Chair Katie Cashman moved approval of consent agenda items 4 through 8, which the committee approved by voice vote. The consent items included: a resolution for project designation and cost estimate and setting a Nov. 13, 2025 public hearing for the First Avenue South Reconstruction Project; acceptance of the 2025 Local Trail Connections Program grant for the Falwell Park portion of the Northside Greenway; approval of a concept layout for the Northside Greenway; a resolution updating uniform assessment rates for construction and resurfacing of streets and alleys; and a resolution for project designation and cost estimate and setting a Nov. 13, 2025 public hearing for the Cedar Avenue reconstruction project.
The committee then held two related public hearings on proposed special assessments for non-governmental tax-exempt properties. Paul Keating, management analyst in the Transportation Engineering and Design division of Public Works, said the assessments would be collected in 2026 via the Hennepin County property tax statement and that state law permits special assessments on nongovernmental tax-exempt properties so those properties contribute to services they receive. “The rate for payable 2026 assessments is unchanged from previous year,” Keating said.

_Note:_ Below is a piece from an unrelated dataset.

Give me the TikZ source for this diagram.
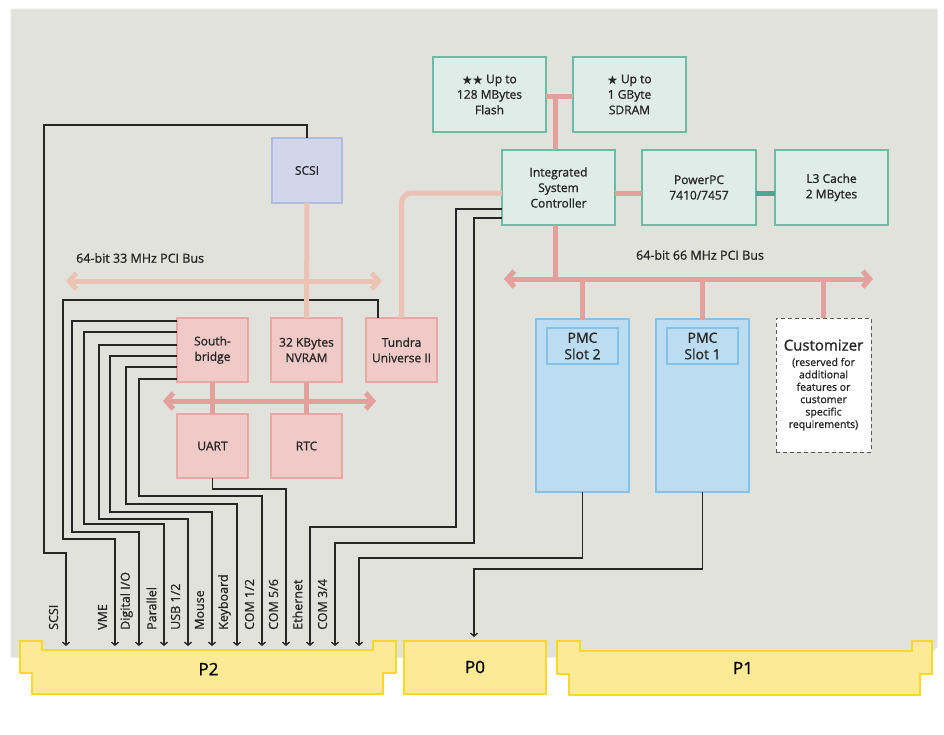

Keating provided program figures: there are 1,168 eligible non-governmental tax-exempt properties in the city; notices were mailed to 23 properties that are newly assessed or had boundary changes. For the street-lighting assessment, Keating said the median assessment is $44 per year, the average assessment is $92 per year, and the total assessment payable in 2026 is $108,503. For the street-maintenance assessment, he said the median is $219 per year, the average is $464 per year, and the total assessment payable in 2026 is $541,777.
No members of the public had signed up to speak on either assessment item. Chair Cashman closed the hearings and moved approval of both resolutions; committee members approved both measures by voice vote with no recorded roll-call tallies in the transcript. The clerk recorded the motions as carried.